## TASK OBJECTIVE
Reproduce exactly the lines starting at the line that contains "Convert this chart to Plotly code." and ending at the line that contains "0.654,0.622,0.633]". Omit pictures.

## TASK INPUT

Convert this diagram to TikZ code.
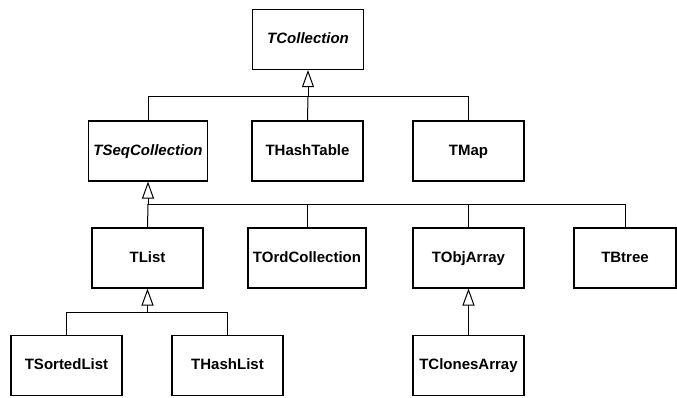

==

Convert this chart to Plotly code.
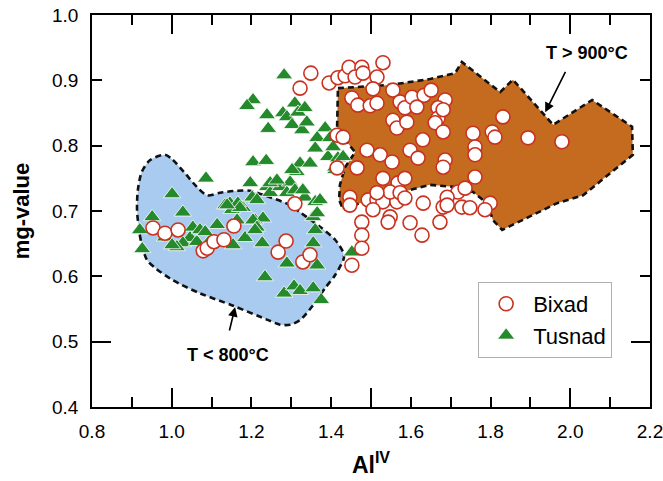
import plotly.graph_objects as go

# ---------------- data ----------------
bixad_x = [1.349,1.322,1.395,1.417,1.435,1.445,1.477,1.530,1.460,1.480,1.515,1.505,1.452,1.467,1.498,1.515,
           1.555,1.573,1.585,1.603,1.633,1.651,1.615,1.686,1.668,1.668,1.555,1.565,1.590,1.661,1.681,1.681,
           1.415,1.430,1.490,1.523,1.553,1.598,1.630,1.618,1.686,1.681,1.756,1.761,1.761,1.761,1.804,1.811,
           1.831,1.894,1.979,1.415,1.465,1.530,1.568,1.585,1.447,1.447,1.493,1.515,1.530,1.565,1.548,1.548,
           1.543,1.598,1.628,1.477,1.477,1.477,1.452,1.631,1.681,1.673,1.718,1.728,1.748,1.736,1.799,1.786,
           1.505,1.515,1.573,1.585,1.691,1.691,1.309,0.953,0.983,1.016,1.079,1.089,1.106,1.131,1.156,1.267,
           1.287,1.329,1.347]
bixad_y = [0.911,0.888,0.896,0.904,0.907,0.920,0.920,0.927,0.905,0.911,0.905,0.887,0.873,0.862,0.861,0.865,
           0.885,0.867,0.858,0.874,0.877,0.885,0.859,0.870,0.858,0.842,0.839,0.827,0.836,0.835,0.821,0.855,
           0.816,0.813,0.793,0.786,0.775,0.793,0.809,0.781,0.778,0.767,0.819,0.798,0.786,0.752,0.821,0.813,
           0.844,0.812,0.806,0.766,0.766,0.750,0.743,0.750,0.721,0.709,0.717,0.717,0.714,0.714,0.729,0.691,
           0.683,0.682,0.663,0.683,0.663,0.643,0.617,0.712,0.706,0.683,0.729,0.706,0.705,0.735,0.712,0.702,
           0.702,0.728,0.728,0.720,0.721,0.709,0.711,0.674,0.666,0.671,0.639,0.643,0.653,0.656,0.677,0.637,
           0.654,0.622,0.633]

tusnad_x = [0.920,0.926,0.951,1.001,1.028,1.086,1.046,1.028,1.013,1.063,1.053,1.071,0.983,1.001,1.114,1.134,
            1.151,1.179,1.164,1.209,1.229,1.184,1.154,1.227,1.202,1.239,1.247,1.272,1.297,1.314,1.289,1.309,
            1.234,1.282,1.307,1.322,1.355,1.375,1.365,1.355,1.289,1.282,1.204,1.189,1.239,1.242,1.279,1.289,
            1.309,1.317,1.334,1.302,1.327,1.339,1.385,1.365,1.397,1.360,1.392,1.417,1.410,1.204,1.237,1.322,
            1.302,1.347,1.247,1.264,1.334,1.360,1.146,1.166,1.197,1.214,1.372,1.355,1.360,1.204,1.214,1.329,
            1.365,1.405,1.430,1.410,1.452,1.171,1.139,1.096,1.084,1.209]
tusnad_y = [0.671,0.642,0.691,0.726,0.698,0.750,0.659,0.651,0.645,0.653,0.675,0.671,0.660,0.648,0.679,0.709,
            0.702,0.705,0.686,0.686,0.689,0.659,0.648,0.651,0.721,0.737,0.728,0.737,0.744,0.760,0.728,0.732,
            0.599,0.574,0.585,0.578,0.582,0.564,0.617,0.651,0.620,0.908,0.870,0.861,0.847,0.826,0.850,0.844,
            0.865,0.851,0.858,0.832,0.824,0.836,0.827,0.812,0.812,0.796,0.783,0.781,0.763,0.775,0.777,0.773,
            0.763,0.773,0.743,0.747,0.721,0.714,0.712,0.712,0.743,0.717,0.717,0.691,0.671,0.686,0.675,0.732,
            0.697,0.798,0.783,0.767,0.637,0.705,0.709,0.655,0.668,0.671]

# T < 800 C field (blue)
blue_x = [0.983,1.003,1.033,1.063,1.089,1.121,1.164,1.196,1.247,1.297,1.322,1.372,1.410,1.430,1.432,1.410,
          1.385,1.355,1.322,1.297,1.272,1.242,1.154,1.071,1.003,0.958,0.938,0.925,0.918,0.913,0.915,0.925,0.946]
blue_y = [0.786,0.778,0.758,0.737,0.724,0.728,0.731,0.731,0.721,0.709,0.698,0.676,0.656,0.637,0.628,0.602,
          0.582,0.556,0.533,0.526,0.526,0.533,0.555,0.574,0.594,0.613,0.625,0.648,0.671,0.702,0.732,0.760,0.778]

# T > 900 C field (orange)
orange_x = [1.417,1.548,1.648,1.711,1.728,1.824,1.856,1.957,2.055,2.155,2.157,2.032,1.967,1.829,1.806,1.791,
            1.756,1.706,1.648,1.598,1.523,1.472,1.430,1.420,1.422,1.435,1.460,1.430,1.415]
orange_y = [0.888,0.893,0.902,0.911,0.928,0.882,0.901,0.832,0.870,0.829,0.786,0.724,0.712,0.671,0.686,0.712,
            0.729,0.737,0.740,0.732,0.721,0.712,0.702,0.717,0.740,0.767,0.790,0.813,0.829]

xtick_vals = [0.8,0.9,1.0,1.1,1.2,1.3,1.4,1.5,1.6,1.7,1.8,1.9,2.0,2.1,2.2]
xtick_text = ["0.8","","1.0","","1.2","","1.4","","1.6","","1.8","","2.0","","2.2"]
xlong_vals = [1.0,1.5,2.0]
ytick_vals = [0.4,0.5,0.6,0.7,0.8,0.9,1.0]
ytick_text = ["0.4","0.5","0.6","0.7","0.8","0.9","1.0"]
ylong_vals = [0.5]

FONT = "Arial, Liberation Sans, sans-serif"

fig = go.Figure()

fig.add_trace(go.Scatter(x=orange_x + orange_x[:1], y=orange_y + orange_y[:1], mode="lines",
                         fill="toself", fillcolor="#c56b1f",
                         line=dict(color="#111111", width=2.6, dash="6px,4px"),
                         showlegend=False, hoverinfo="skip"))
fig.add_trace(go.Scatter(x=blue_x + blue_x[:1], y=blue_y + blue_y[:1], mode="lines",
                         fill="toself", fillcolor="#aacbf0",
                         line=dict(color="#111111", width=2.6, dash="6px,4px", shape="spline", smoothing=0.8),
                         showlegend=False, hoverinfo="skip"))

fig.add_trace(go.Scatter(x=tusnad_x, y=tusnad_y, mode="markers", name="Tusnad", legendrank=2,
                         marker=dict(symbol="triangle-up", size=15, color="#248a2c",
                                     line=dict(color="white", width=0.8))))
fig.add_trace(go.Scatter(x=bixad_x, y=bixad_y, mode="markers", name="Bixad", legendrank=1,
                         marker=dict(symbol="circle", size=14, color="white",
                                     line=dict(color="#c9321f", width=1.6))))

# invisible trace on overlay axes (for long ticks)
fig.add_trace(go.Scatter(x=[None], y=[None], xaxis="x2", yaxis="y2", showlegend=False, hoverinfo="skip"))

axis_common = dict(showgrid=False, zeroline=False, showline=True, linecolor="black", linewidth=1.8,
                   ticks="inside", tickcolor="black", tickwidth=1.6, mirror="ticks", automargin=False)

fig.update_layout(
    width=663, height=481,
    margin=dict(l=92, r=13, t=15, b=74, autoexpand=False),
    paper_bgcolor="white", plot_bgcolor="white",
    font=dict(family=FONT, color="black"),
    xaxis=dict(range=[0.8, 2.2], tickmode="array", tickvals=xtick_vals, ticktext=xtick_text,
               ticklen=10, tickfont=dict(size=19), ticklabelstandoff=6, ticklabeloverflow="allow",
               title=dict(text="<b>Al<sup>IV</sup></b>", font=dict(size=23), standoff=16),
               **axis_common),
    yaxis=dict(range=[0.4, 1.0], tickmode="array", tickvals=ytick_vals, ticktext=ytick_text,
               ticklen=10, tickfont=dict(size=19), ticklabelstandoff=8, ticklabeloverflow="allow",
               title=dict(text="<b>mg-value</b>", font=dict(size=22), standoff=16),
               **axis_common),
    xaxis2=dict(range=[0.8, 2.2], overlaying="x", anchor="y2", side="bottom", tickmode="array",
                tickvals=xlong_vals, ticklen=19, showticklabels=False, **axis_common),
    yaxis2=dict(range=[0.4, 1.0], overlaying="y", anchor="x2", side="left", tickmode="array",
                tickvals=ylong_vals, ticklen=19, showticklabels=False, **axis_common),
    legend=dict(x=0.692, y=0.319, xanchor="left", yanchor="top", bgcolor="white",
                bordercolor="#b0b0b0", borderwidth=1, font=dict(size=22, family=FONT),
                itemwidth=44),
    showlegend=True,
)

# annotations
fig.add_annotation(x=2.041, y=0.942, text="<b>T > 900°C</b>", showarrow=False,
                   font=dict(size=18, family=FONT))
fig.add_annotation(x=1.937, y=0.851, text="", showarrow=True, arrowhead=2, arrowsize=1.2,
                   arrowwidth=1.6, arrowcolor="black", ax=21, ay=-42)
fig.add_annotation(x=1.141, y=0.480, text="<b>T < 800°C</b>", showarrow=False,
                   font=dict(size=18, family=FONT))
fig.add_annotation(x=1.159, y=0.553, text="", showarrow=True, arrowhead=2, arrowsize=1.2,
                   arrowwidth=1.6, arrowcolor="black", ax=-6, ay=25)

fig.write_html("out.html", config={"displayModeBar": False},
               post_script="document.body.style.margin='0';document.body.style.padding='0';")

==

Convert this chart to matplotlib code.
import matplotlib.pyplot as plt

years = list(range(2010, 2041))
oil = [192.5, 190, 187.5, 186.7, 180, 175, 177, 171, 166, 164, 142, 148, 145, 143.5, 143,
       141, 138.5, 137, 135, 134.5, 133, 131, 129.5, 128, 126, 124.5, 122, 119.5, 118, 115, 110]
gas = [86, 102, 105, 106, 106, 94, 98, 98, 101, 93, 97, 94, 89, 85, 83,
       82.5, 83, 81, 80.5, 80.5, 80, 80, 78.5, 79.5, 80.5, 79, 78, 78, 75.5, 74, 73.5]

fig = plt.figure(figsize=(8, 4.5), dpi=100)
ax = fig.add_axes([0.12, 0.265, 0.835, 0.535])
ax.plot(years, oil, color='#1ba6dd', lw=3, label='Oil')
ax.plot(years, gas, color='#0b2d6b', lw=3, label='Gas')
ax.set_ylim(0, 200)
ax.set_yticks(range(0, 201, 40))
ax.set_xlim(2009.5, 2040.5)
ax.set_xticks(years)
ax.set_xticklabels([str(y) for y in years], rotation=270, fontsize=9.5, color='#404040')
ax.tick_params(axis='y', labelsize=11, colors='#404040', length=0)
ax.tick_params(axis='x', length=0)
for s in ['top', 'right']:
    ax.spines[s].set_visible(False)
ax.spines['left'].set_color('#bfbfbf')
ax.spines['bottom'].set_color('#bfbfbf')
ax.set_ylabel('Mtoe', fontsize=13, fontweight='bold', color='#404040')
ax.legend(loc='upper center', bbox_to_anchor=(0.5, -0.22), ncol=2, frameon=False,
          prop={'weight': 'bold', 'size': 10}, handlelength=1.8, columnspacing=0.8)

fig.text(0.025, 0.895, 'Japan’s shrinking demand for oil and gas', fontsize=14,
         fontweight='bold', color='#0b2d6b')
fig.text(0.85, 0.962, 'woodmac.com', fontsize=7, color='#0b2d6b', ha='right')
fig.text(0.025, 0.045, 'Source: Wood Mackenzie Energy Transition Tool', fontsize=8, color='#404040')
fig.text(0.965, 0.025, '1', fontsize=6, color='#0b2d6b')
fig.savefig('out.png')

## EXERCISE SOLUTION
Convert this chart to Plotly code.
import plotly.graph_objects as go

# ---------------- data ----------------
bixad_x = [1.349,1.322,1.395,1.417,1.435,1.445,1.477,1.530,1.460,1.480,1.515,1.505,1.452,1.467,1.498,1.515,
           1.555,1.573,1.585,1.603,1.633,1.651,1.615,1.686,1.668,1.668,1.555,1.565,1.590,1.661,1.681,1.681,
           1.415,1.430,1.490,1.523,1.553,1.598,1.630,1.618,1.686,1.681,1.756,1.761,1.761,1.761,1.804,1.811,
           1.831,1.894,1.979,1.415,1.465,1.530,1.568,1.585,1.447,1.447,1.493,1.515,1.530,1.565,1.548,1.548,
           1.543,1.598,1.628,1.477,1.477,1.477,1.452,1.631,1.681,1.673,1.718,1.728,1.748,1.736,1.799,1.786,
           1.505,1.515,1.573,1.585,1.691,1.691,1.309,0.953,0.983,1.016,1.079,1.089,1.106,1.131,1.156,1.267,
           1.287,1.329,1.347]
bixad_y = [0.911,0.888,0.896,0.904,0.907,0.920,0.920,0.927,0.905,0.911,0.905,0.887,0.873,0.862,0.861,0.865,
           0.885,0.867,0.858,0.874,0.877,0.885,0.859,0.870,0.858,0.842,0.839,0.827,0.836,0.835,0.821,0.855,
           0.816,0.813,0.793,0.786,0.775,0.793,0.809,0.781,0.778,0.767,0.819,0.798,0.786,0.752,0.821,0.813,
           0.844,0.812,0.806,0.766,0.766,0.750,0.743,0.750,0.721,0.709,0.717,0.717,0.714,0.714,0.729,0.691,
           0.683,0.682,0.663,0.683,0.663,0.643,0.617,0.712,0.706,0.683,0.729,0.706,0.705,0.735,0.712,0.702,
           0.702,0.728,0.728,0.720,0.721,0.709,0.711,0.674,0.666,0.671,0.639,0.643,0.653,0.656,0.677,0.637,
           0.654,0.622,0.633]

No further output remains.